>>

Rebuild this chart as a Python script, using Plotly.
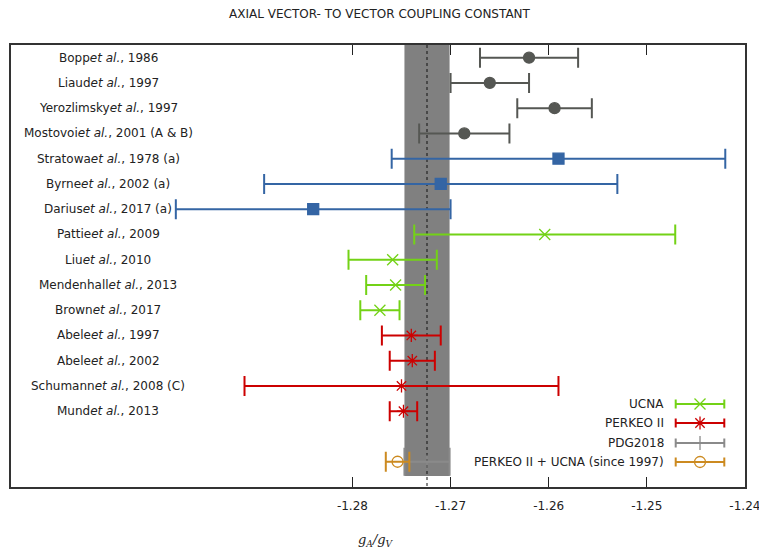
import plotly.graph_objects as go

# g_A/g_V determinations, grouped by experiment family
gray_labels = ["Bopp<i>et al.</i>, 1986", "Liaud<i>et al.</i>, 1997",
               "Yerozlimsky<i>et al.</i>, 1997", "Mostovoi<i>et al.</i>, 2001 (A &amp; B)"]
gray_values = [-1.2620, -1.2660, -1.2594, -1.2686]
gray_errors = [0.0050, 0.0040, 0.0038, 0.0046]

blue_labels = ["Stratowa<i>et al.</i>, 1978 (a)", "Byrne<i>et al.</i>, 2002 (a)",
               "Darius<i>et al.</i>, 2017 (a)"]
blue_values = [-1.2590, -1.2710, -1.2840]
blue_errors = [0.0170, 0.0180, 0.0140]

ucna_labels = ["Pattie<i>et al.</i>, 2009", "Liu<i>et al.</i>, 2010",
               "Mendenhall<i>et al.</i>, 2013", "Brown<i>et al.</i>, 2017"]
ucna_values = [-1.2604, -1.2759, -1.2756, -1.2772]
ucna_errors = [0.0133, 0.0045, 0.0030, 0.0020]

perkeo_labels = ["Abele<i>et al.</i>, 1997", "Abele<i>et al.</i>, 2002",
                 "Schumann<i>et al.</i>, 2008 (C)", "Mund<i>et al.</i>, 2013"]
perkeo_values = [-1.2740, -1.2739, -1.2750, -1.2748]
perkeo_errors = [0.0030, 0.0023, 0.0160, 0.0014]

pdg_value = -1.2724
pdg_error = 0.0023

combined_value = -1.2754
combined_error = 0.0012

x_ticks = [-1.28, -1.27, -1.26, -1.25, -1.24]

legend_names = ["UCNA", "PERKEO II", "PDG2018", "PERKEO II + UCNA (since 1997)"]

GRAY = "#555753"
BLUE = "#3465a4"
GREEN = "#73d216"
RED = "#cc0000"
ORANGE = "#cc8a20"
BAND = "#808080"
PDG = "#8a8a8a"
FONT = "DejaVu Sans"
TEXT = "#222222"

fig = go.Figure()

groups = [
    (gray_labels, gray_values, gray_errors, GRAY, "circle", 11),
    (blue_labels, blue_values, blue_errors, BLUE, "square", 11),
    (ucna_labels, ucna_values, ucna_errors, GREEN, "x-thin-open", 11),
    (perkeo_labels, perkeo_values, perkeo_errors, RED, "asterisk-open", 11),
]

row = 0
annotations = []
for labels, values, errors, color, symbol, size in groups:
    rows = list(range(row, row + len(values)))
    row += len(values)
    fig.add_trace(go.Scatter(
        x=values, y=rows, mode="markers", showlegend=False,
        marker=dict(symbol=symbol, size=size, color=color,
                    line=dict(color=color, width=1.3)),
        error_x=dict(type="data", array=errors, color=color,
                     thickness=2, width=10),
    ))
    for lab, r in zip(labels, rows):
        annotations.append(dict(
            text=lab, x=0.1322, xref="paper", y=r, yref="y",
            xanchor="center", yanchor="middle", showarrow=False,
            font=dict(family=FONT, size=12, color=TEXT)))

combined_row = row + 1

# PDG2018 average and combined result
fig.add_trace(go.Scatter(
    x=[pdg_value], y=[combined_row], mode="markers", showlegend=False,
    marker=dict(symbol="line-ns", size=10, color=PDG, line=dict(color=PDG, width=1)),
    error_x=dict(type="data", array=[pdg_error], color=PDG, thickness=2, width=14),
))
fig.add_trace(go.Scatter(
    x=[combined_value], y=[combined_row], mode="markers", showlegend=False,
    marker=dict(symbol="circle-open", size=11, color=ORANGE,
                line=dict(color=ORANGE, width=1.3)),
    error_x=dict(type="data", array=[combined_error], color=ORANGE,
                 thickness=2, width=10),
))

# legend samples drawn on an overlay axis in normalized units
leg_x0, leg_x1 = 0.9056, 0.9718
leg_xc = (leg_x0 + leg_x1) / 2
leg_rows = [0.1878, 0.1448, 0.0995, 0.0566]
leg_styles = [
    (GREEN, "x-thin-open", 11),
    (RED, "asterisk-open", 11),
    (PDG, "line-ns", 10),
    (ORANGE, "circle-open", 11),
]
for name, ly, (color, symbol, size) in zip(legend_names, leg_rows, leg_styles):
    fig.add_trace(go.Scatter(
        x=[leg_xc], y=[ly], xaxis="x2", yaxis="y2", mode="markers",
        showlegend=False, hoverinfo="skip",
        marker=dict(symbol=symbol, size=size, color=color,
                    line=dict(color=color, width=1.3)),
        error_x=dict(type="data", array=[leg_x1 - leg_xc], color=color,
                     thickness=2, width=4.5),
    ))
    annotations.append(dict(
        text=name, x=0.8924, xref="paper", y=ly, yref="paper",
        xanchor="right", yanchor="middle", showarrow=False,
        font=dict(family=FONT, size=12, color=TEXT)))

annotations.append(dict(
    text="<i>g<sub>A</sub>/g<sub>V</sub></i>", x=0.497, xref="paper",
    y=-0.12, yref="paper", xanchor="center", yanchor="middle",
    showarrow=False, font=dict(family="DejaVu Serif", size=13, color=TEXT)))

shapes = [
    dict(type="rect", xref="x", yref="y", x0=pdg_value - pdg_error,
         x1=pdg_value + pdg_error, y0=-0.5, y1=combined_row + 0.56,
         fillcolor=BAND, line=dict(width=0), layer="below"),
    dict(type="line", xref="x", yref="y", x0=pdg_value, x1=pdg_value,
         y0=-0.5, y1=combined_row + 1, line=dict(color="#111111", width=1, dash="dot"),
         layer="below"),
]

fig.update_layout(
    width=759, height=552,
    margin=dict(l=11, r=14, t=45, b=65),
    paper_bgcolor="white", plot_bgcolor="white",
    title=dict(text="AXIAL VECTOR- TO VECTOR COUPLING CONSTANT",
               x=0.5, xanchor="center", y=0.975, yanchor="middle",
               font=dict(family="DejaVu Sans", size=12, color=TEXT)),
    xaxis=dict(range=[-1.3148, -1.23999], tickvals=x_ticks,
               ticktext=[f"{v:.2f}" for v in x_ticks],
               ticks="inside", ticklen=10, tickcolor=TEXT, tickwidth=1,
               showline=True, linecolor="#333333", linewidth=1.5, mirror="ticks",
               showgrid=False, zeroline=False, ticklabelstandoff=7,
               ticklabeloverflow="allow", automargin=False,
               tickfont=dict(family=FONT, size=12, color=TEXT)),
    yaxis=dict(range=[combined_row + 1, -0.5], showticklabels=False, ticks="",
               showline=True, linecolor="#333333", linewidth=1.5, mirror=True,
               showgrid=False, zeroline=False, automargin=False),
    xaxis2=dict(overlaying="x", range=[0, 1], visible=False),
    yaxis2=dict(overlaying="y", range=[0, 1], visible=False),
    annotations=annotations,
    shapes=shapes,
    showlegend=False,
)

fig.write_html("out.html")
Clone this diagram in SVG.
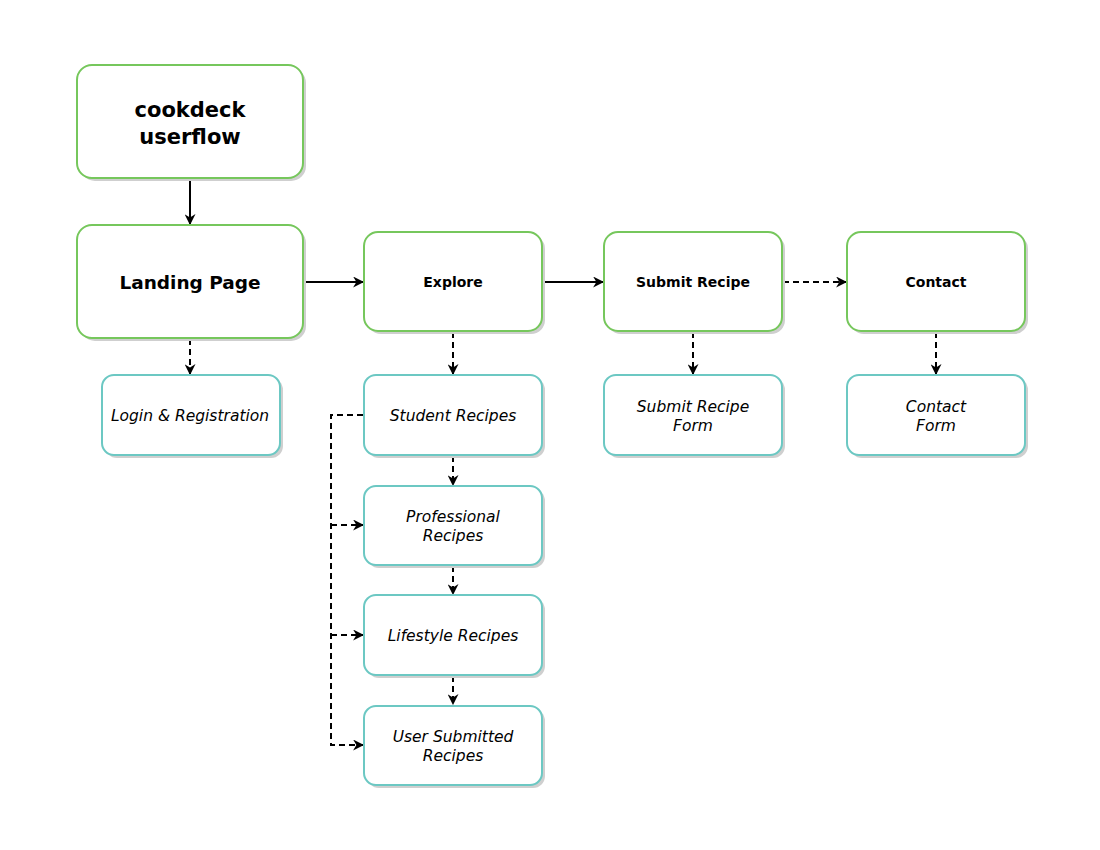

<<

_SET PROBLEM:_
Pictures excluded, repeat the records exactly from their opening line through the line containing "gray_errors = [0.0050, 0.0040, 0.0038, 0.0046]".

_SOLUTION FOR THIS PROBLEM:_
Rebuild this chart as a Python script, using Plotly.
import plotly.graph_objects as go

# g_A/g_V determinations, grouped by experiment family
gray_labels = ["Bopp<i>et al.</i>, 1986", "Liaud<i>et al.</i>, 1997",
               "Yerozlimsky<i>et al.</i>, 1997", "Mostovoi<i>et al.</i>, 2001 (A &amp; B)"]
gray_values = [-1.2620, -1.2660, -1.2594, -1.2686]
gray_errors = [0.0050, 0.0040, 0.0038, 0.0046]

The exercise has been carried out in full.